Why GovDash is the Best Unanet Alternative

GovDash was built from the ground up for the pre-award cycle, and that architectural choice separates it from Unanet in ways a feature comparison table won't fully capture.

Unanet added AI capabilities in 2024 through two acquisitions: GovPro AI, now called ProposalAI, and Contraqer, now called GovIntel.

GovDash was designed differently from the start. Dash, the AI agent, runs across the full pre-award cycle with access to the same shared Data Library that underlies every workflow. When your capture team logs competitive intelligence, that context is available in the Proposal module without an export. When Pricer pulls LCATs from the solicitation, it draws on the same record your proposal team is already working from. That connection is not a feature toggle; it is how the system was designed.

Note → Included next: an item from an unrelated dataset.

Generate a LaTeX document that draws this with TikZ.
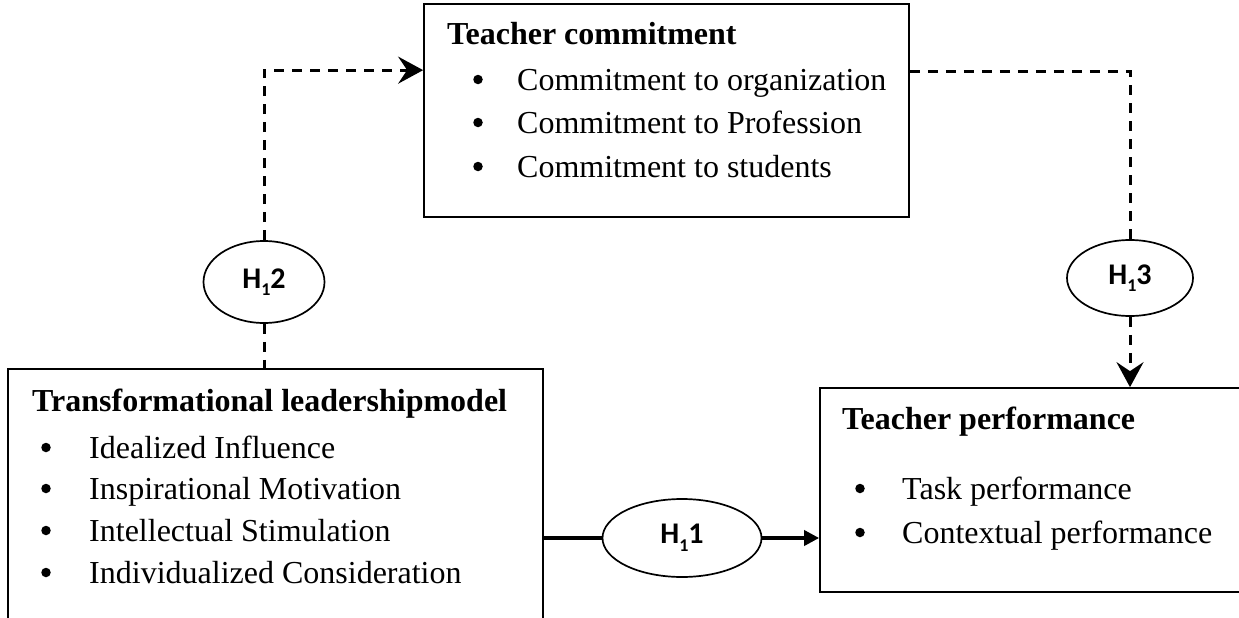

For teams whose core bottleneck is winning work instead of running payroll, that distinction is worth weighing carefully. A large share of the GovDash team comes from the GovCon industry itself, which shapes what gets built and what gets shipped. The Data Library also compounds with every bid you run through it, so the institutional knowledge you build in the system grows over time in a way that a retrofitted AI module cannot replicate.

Final Thoughts on Selecting a Government Contracting System

Unanet reviews point to the same pattern: solid ERP core, weak front-end support for BD and proposals. For contractors whose bottleneck is winning bids with lean teams, that gap matters more than timekeeping integrations. GovDash handles the full pre-award cycle in one connected system. Book a demo if you want to see the difference in your own workflow.

FAQ

When should you consider moving away from Unanet?

If your team spends more time managing back-office workflows than winning new business, or if you need stronger BD, capture, and proposal capabilities that connect to each other instead of operating as isolated modules, it's worth reviewing alternatives that focus on the pre-award cycle.

What features should you focus on when comparing Unanet alternatives?

Look for tools that carry context across the full pre-award workflow: pipeline tracking, capture intelligence, pricing scenarios, and proposal development, so the work you do in one stage informs the next without manual transfer or duplicate data entry.

How does GovDash differ from Unanet's approach to AI?

GovDash was built with AI as part of the core architecture from day one, where Dash runs across the full pre-award cycle with access to a shared Data Library. Unanet added AI in November 2024 through two separate acquisitions layered onto an existing ERP, which creates integration friction between modules that weren't designed to work together.

Can GovDash replace an ERP like Unanet for post-award contract management?

No. GovDash handles the pre-award cycle (opportunity discovery, capture, pricing, and proposal development), not project accounting, timekeeping, payroll, or DCAA-compliant financial reporting. Most mid-size contractors need both an ERP for back-office execution and a pre-award system for winning work.